Suddenly, a journo dripping with blood staggered up the stairs from the gents. ‘I’ve just been attacked,’ he wheezed. Fleet Street at its drunken best excitedly rushed down the stairs, expecting a brawl. There was nobody there. The boozed-up hack had just fallen down the stairs and the rest was nothing but a product of his addled imagination.
When I came back to the Bar it was rather a different place from when I left it. Judges were properly trained and accountable and most of the seriously deranged had taken early retirement. It wasn’t long before I was leading high-profile murders for the defence.

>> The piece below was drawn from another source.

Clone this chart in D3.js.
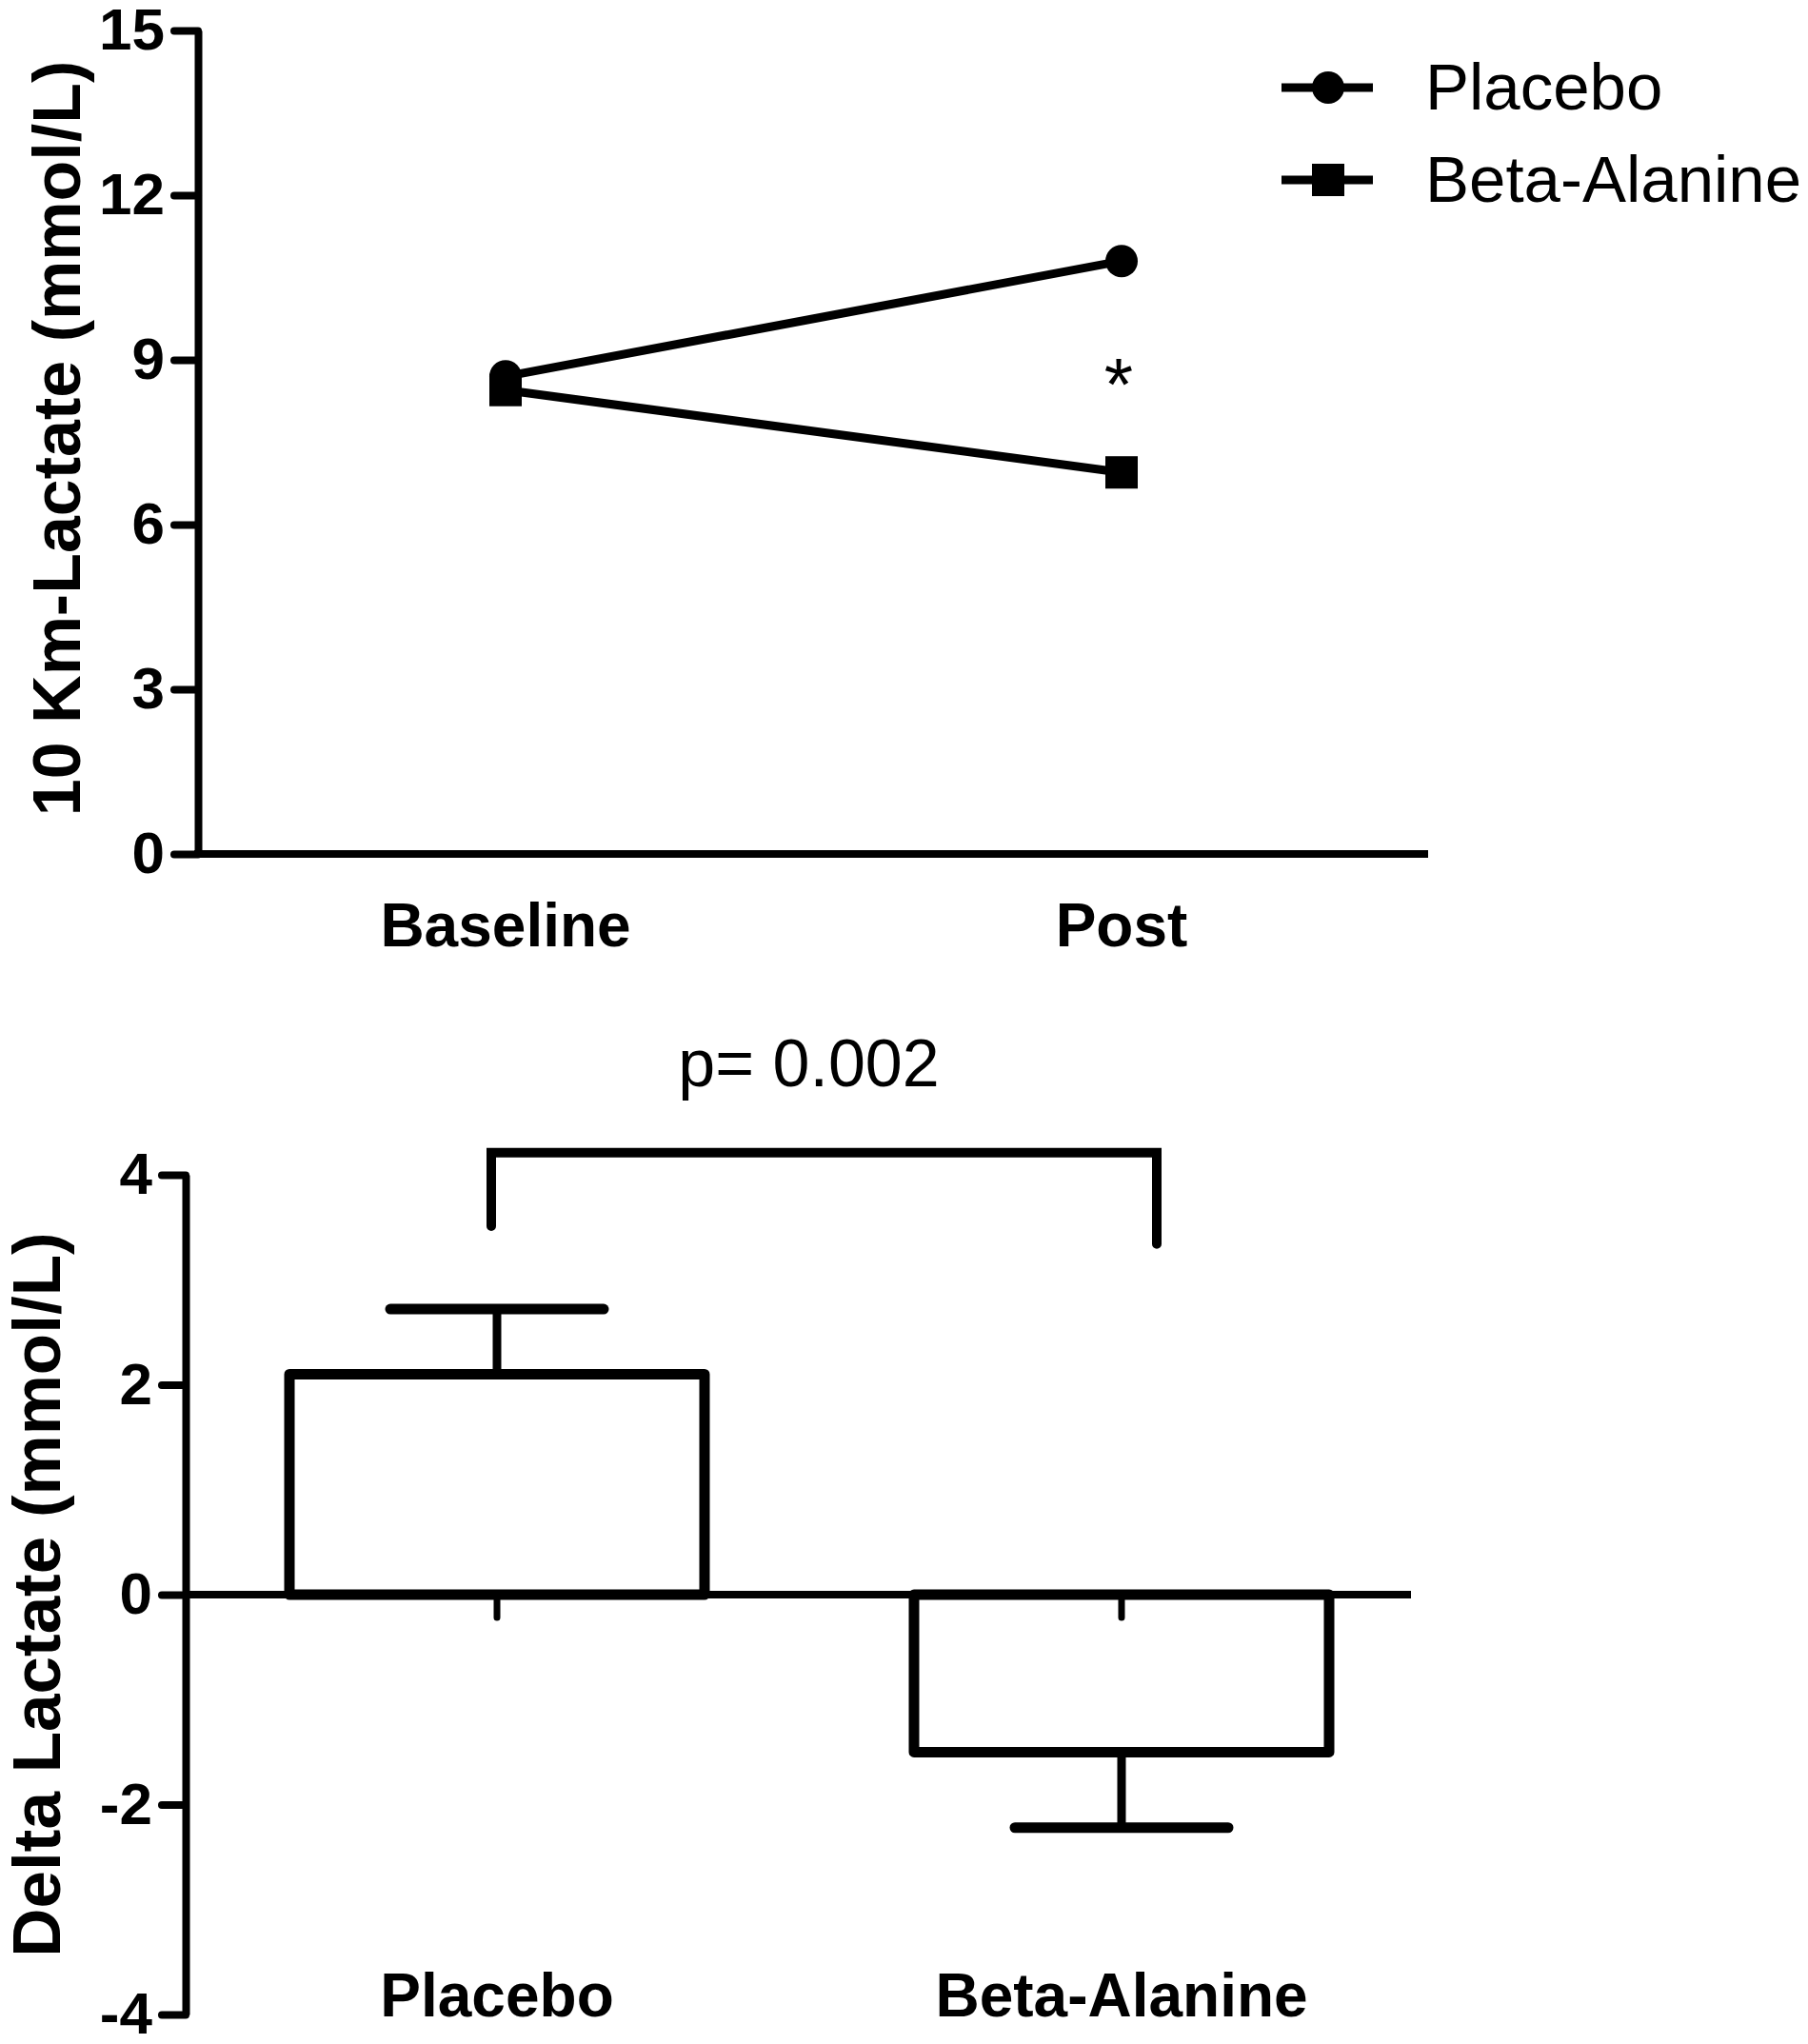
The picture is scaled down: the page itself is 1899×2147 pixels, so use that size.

A few stick in my mind.
Fifteen years ago I was at the Bailey defending a man accused of strangling his wife. There was prosecution evidence that just before she died her uncle received a phone call from her and claimed that he could hear my client shouting in the background. This was tricky as our defence was that we were somewhere else at the time. And then I remembered Lulu. She was the defendant’s parrot who did a very passable imitation of him. So I had a brainwave. Let’s call Lulu!
The thought of an out-of-control parrot flying round the Old Bailey squawking expletives and ‘Chelsea for the cup’, and crapping indiscriminately, was potentially fantastic entertainment for the red tops, but would not be very popular with the judge. So I sent a solicitor not so much to get a statement from it, but to see how it behaved. Well, Lulu proved to be a little star and sounded remarkably like the defendant. The trouble was that every time a tape recorder was put in front of her, she clammed up. That sparkling line of defence had sadly bitten the dust.